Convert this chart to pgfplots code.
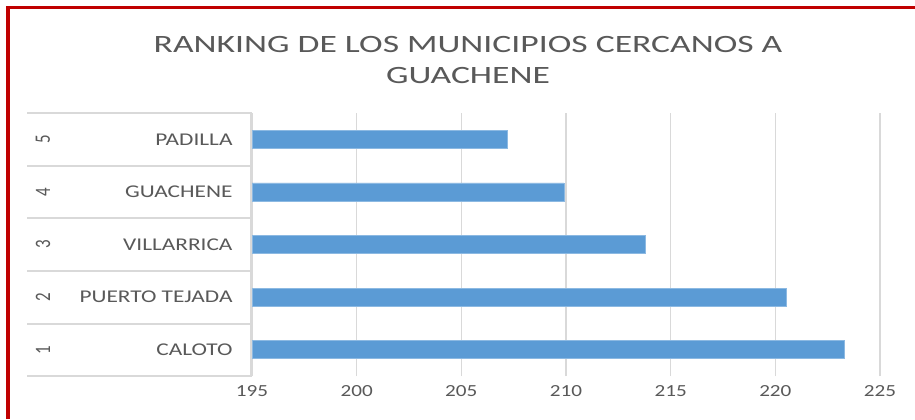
\documentclass[border=0pt]{standalone}
\usepackage{fontspec}
\setmainfont{Carlito}
\usepackage{pgfplots}
\pgfplotsset{compat=1.18}
\definecolor{barblue}{HTML}{5B9BD5}
\definecolor{txt}{HTML}{595959}
\definecolor{gridc}{HTML}{D9D9D9}
\definecolor{framec}{HTML}{C00000}
\newcommand{\sx}[1]{\scalebox{1.3}[1]{#1}}
\begin{document}
\begin{tikzpicture}
\begin{scope}[x=1bp,y=1bp]
\useasboundingbox (0,0) rectangle (915,419);
\fill[white] (0,0) rectangle (915,419);
\draw[framec, line width=3.5bp] (8,0) -- (8,411.5) -- (915,411.5);
\node[txt, font=\fontsize{25}{31}\selectfont, align=center] at (468,359) {\scalebox{1.43}[1]{RANKING DE LOS MUNICIPIOS CERCANOS A}\\\scalebox{1.43}[1]{GUACHENE}};
\end{scope}
\begin{axis}[at={(252bp,43bp)}, anchor=south west, scale only axis,
  width=628bp, height=263bp,
  xmin=195, xmax=225, ymin=0.5, ymax=5.5,
  xbar, bar width=18bp, bar shift=0pt,
  axis line style={draw=none},
  xtick={195,200,...,225},
  xmajorgrids, grid style={gridc, line width=1.5bp},
  ytick={1,2,3,4,5},
  yticklabels={\sx{CALOTO},\sx{PUERTO TEJADA},\sx{VILLARRICA},\sx{GUACHENE},\sx{PADILLA}},
  xticklabel={\scalebox{1.25}[1]{\pgfmathprintnumber{\tick}}},
  major tick length=0pt,
  yticklabel style={txt, font=\fontsize{18}{20}\selectfont, xshift=-16bp},
  xticklabel style={txt, font=\fontsize{17}{19}\selectfont, yshift=-6bp},
  /pgf/number format/assume math mode=true,
]
\addplot[fill=barblue, draw=barblue!70!white, line width=0.6bp] coordinates {(223.3,1) (220.5,2) (213.8,3) (209.9,4) (207.2,5)};
\end{axis}
\begin{scope}[x=1bp,y=1bp]
\foreach \yy in {306,253,201,148,95,43} {\draw[gridc, line width=1.5bp] (27,\yy) -- (252,\yy);}
\draw[gridc, line width=1.5bp] (251,43) -- (251,306);
\foreach \r/\yy in {5/279.5,4/227,3/174.5,2/122,1/69} {\node[txt, rotate=90, font=\fontsize{17}{19}\selectfont] at (43,\yy) {\scalebox{1}[1.3]{\r}};}
\end{scope}
\end{tikzpicture}
\end{document}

☆ ☆ ☆

**Written problem:** Give all the lines above again, character for character, without pictures.

**Written solution:**
Convert this chart to pgfplots code.
\documentclass[border=0pt]{standalone}
\usepackage{fontspec}
\setmainfont{Carlito}
\usepackage{pgfplots}
\pgfplotsset{compat=1.18}
\definecolor{barblue}{HTML}{5B9BD5}
\definecolor{txt}{HTML}{595959}
\definecolor{gridc}{HTML}{D9D9D9}
\definecolor{framec}{HTML}{C00000}
\newcommand{\sx}[1]{\scalebox{1.3}[1]{#1}}
\begin{document}
\begin{tikzpicture}
\begin{scope}[x=1bp,y=1bp]
\useasboundingbox (0,0) rectangle (915,419);
\fill[white] (0,0) rectangle (915,419);
\draw[framec, line width=3.5bp] (8,0) -- (8,411.5) -- (915,411.5);
\node[txt, font=\fontsize{25}{31}\selectfont, align=center] at (468,359) {\scalebox{1.43}[1]{RANKING DE LOS MUNICIPIOS CERCANOS A}\\\scalebox{1.43}[1]{GUACHENE}};
\end{scope}
\begin{axis}[at={(252bp,43bp)}, anchor=south west, scale only axis,
  width=628bp, height=263bp,
  xmin=195, xmax=225, ymin=0.5, ymax=5.5,
  xbar, bar width=18bp, bar shift=0pt,
  axis line style={draw=none},
  xtick={195,200,...,225},
  xmajorgrids, grid style={gridc, line width=1.5bp},
  ytick={1,2,3,4,5},
  yticklabels={\sx{CALOTO},\sx{PUERTO TEJADA},\sx{VILLARRICA},\sx{GUACHENE},\sx{PADILLA}},
  xticklabel={\scalebox{1.25}[1]{\pgfmathprintnumber{\tick}}},
  major tick length=0pt,
  yticklabel style={txt, font=\fontsize{18}{20}\selectfont, xshift=-16bp},
  xticklabel style={txt, font=\fontsize{17}{19}\selectfont, yshift=-6bp},
  /pgf/number format/assume math mode=true,
]
\addplot[fill=barblue, draw=barblue!70!white, line width=0.6bp] coordinates {(223.3,1) (220.5,2) (213.8,3) (209.9,4) (207.2,5)};
\end{axis}
\begin{scope}[x=1bp,y=1bp]
\foreach \yy in {306,253,201,148,95,43} {\draw[gridc, line width=1.5bp] (27,\yy) -- (252,\yy);}
\draw[gridc, line width=1.5bp] (251,43) -- (251,306);
\foreach \r/\yy in {5/279.5,4/227,3/174.5,2/122,1/69} {\node[txt, rotate=90, font=\fontsize{17}{19}\selectfont] at (43,\yy) {\scalebox{1}[1.3]{\r}};}
\end{scope}
\end{tikzpicture}
\end{document}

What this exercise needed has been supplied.